Enfin, il faut saluer l'idée consistant à consentir des efforts nouveaux sur l'axe vertical de la défense et de la sécurité. Cet axe passe de la maitrise des fonds marins à l'espace extra atmosphérique, en passant par la capacité cyber offensive, sans oublier la concrétisation de la nouvelle fonction stratégique d'influence.

En raison de ces cinq arguments, le choix consistant à privilégier la diversité plutôt que le retour vers l'est me semble raisonnable. On peut débattre à l'envie des notions de cohérence et de réactivité en les mettant en regard des enjeux de volume et d'endurance.
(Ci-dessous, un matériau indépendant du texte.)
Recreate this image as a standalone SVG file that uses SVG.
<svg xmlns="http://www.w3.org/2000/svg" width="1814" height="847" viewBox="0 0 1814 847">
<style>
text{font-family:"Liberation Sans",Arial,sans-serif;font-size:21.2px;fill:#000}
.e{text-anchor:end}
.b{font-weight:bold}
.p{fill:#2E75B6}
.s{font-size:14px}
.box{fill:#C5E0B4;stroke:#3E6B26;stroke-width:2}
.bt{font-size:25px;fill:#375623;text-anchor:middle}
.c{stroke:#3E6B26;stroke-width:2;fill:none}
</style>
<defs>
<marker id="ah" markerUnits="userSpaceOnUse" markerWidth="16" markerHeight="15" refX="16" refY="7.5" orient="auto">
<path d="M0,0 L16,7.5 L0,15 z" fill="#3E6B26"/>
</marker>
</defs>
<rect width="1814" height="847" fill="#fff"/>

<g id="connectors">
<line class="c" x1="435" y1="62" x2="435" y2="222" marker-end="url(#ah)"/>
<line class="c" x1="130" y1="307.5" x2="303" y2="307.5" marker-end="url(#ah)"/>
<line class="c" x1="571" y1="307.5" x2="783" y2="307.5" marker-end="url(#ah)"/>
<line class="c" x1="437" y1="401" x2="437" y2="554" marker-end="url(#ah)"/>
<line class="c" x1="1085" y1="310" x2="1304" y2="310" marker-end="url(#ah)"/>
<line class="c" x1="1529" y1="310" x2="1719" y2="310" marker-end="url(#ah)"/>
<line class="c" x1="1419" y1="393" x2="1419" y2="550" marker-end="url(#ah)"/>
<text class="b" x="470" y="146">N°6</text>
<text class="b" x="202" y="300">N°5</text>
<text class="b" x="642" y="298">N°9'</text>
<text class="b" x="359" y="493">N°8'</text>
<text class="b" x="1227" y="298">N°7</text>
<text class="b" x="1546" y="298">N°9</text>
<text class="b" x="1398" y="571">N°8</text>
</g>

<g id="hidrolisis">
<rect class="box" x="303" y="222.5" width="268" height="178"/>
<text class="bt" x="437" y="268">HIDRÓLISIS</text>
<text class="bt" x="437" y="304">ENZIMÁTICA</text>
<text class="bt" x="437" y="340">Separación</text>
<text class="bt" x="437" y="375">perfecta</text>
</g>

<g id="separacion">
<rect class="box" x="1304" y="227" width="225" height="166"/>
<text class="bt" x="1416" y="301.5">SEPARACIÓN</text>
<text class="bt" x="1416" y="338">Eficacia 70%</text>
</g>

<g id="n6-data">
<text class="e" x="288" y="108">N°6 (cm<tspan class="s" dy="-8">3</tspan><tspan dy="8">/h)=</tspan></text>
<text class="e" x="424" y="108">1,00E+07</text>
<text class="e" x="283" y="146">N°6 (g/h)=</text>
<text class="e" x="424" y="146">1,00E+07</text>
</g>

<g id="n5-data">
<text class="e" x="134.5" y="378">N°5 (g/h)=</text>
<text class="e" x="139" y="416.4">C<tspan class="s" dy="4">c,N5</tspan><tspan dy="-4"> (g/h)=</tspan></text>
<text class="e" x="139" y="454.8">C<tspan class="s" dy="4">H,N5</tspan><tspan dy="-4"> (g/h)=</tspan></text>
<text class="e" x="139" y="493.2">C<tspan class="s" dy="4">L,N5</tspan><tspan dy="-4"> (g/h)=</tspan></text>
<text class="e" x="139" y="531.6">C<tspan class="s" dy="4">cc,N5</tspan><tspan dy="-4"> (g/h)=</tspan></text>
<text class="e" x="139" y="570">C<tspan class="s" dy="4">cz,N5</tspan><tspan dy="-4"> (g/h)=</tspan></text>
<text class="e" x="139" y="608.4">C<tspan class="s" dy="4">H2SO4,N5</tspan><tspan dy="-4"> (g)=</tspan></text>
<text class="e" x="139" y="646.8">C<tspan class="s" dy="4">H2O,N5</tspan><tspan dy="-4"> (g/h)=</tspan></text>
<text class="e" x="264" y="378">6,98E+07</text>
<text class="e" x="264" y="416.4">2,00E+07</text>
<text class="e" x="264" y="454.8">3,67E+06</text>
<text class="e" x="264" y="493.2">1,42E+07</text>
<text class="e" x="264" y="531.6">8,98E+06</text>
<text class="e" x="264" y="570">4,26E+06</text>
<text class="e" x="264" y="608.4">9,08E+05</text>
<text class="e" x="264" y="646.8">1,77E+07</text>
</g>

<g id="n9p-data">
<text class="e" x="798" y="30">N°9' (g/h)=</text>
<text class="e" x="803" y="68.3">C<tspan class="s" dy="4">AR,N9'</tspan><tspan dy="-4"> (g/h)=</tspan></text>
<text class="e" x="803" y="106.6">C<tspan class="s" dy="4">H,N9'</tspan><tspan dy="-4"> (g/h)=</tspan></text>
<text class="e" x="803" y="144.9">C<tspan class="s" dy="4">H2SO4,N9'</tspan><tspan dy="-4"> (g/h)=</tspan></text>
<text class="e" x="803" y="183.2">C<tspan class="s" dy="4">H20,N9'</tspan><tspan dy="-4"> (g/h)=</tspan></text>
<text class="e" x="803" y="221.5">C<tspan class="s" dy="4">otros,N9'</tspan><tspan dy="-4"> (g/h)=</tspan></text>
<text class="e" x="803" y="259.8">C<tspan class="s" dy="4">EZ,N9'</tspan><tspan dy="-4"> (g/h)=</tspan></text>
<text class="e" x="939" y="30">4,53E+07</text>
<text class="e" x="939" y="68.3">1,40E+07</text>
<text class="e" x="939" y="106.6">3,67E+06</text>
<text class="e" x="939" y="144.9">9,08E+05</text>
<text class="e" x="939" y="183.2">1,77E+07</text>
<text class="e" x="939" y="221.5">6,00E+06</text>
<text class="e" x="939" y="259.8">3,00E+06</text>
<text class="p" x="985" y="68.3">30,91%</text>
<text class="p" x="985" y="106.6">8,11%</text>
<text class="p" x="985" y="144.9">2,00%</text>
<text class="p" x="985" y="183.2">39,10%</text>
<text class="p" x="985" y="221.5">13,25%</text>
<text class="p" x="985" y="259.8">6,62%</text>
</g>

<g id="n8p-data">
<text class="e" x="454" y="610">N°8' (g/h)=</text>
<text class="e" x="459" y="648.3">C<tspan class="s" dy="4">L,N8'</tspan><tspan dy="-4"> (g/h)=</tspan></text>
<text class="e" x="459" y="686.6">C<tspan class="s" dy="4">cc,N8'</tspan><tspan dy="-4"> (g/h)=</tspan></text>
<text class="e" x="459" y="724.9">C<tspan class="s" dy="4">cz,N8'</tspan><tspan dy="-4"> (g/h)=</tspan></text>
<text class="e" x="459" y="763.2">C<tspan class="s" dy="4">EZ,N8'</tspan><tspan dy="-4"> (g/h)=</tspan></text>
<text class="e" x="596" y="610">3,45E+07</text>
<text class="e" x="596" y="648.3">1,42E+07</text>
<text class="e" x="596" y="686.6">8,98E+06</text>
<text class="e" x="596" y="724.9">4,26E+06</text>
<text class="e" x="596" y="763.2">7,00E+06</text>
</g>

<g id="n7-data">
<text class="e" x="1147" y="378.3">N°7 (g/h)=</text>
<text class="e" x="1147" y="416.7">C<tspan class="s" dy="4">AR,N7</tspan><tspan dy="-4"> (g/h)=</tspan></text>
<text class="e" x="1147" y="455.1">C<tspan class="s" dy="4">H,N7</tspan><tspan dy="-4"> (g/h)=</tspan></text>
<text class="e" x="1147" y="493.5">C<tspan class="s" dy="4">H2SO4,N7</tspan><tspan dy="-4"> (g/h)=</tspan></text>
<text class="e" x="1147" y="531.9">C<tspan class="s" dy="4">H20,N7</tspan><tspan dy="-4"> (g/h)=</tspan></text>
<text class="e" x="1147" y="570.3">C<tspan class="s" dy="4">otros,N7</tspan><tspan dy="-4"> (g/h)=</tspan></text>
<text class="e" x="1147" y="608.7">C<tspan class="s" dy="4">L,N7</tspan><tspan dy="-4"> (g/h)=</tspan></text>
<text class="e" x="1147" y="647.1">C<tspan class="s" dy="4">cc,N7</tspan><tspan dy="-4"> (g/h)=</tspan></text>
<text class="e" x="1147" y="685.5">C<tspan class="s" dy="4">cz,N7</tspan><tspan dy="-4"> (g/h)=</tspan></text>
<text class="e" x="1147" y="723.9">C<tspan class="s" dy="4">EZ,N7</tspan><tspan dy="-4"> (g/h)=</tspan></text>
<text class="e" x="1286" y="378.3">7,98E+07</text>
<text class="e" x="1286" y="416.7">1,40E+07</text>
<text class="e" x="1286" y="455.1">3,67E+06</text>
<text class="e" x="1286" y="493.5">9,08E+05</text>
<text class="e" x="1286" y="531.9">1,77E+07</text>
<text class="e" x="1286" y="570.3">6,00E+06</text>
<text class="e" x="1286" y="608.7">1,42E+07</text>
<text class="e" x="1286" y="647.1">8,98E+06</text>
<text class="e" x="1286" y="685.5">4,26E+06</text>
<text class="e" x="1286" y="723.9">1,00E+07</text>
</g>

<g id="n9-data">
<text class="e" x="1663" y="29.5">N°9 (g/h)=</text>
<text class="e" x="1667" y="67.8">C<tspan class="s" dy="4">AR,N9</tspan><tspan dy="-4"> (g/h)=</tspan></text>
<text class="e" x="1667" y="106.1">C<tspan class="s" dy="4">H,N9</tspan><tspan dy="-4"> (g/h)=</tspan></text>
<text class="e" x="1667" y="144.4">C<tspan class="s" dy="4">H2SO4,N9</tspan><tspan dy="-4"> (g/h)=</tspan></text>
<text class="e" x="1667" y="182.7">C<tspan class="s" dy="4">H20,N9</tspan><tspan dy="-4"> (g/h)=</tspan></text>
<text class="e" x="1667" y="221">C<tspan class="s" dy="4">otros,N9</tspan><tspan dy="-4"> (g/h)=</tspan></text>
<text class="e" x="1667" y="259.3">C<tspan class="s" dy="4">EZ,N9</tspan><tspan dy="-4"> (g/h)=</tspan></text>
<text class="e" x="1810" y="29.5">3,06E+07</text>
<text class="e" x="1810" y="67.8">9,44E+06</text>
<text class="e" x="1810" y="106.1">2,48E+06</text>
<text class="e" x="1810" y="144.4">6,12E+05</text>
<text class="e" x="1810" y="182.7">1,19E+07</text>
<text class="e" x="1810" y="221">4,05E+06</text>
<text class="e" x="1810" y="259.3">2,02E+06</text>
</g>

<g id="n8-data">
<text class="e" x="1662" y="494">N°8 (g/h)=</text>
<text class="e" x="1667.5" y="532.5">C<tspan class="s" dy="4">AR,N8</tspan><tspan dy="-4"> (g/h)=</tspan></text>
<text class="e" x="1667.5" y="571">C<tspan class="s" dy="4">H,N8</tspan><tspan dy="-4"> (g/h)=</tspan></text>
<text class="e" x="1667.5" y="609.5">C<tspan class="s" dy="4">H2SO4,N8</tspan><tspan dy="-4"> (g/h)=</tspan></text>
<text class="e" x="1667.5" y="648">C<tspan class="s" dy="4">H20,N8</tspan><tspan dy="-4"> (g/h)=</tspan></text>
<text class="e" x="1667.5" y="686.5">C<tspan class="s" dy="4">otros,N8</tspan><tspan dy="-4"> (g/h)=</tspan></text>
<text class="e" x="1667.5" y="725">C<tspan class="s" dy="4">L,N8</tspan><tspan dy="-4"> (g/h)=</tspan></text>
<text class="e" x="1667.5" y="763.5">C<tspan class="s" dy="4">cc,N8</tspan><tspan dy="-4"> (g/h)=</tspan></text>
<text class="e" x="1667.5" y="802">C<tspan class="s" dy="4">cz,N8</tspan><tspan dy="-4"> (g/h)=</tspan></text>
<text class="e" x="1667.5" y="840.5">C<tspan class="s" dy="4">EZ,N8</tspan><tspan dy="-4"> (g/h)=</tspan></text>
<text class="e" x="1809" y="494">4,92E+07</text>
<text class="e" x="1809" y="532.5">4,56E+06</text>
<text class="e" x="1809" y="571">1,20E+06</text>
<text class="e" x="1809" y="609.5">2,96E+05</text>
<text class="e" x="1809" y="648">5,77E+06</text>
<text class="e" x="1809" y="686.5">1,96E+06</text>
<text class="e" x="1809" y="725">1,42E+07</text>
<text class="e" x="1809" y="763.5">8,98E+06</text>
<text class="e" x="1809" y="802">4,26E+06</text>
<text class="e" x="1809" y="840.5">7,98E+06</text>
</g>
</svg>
Il est vrai que nous avons appris, grâce à la guerre en Ukraine, que les munitions sont également un enjeu pour nous. Il faut anticiper ce que nous pourrions avoir à consommer comme munitions mais également ce que nous pourrions avoir à proposer à nos partenaires et alliés dans de futurs conflits.

Une autre hypothèse stratégique ne doit pas être négligée. Nous pourrions vivre une crise majeure avec un de nos alliés en Méditerranée orientale. Du fait de notre accord avec la République hellénique, une attaque contre la Grèce nous conduirait à nous séparer de nombre de nos alliés, y compris les plus proches. La France ne serait pas forcément la seule à défendre la Grèce si son territoire souverain était menacé. Mais une crise majeure s'ouvrirait au sein de l'alliance atlantique.

Le pari fait par l'exécutif avec cette LPM est donc plutôt raisonnable et exigera de notre part de montrer que nous pouvons être un allié exemplaire, même sans un grand volume de forces, pour la défense immédiate des frontières de l'Europe. Je termine en précisant que pour atteindre l'ambition d'être une puissance d'équilibres, les moyens de la diplomatie sont au moins aussi importants que ceux de la défense. Je regrette que la diplomatie ait été trop longtemps le parent pauvre des budgets des dernières années.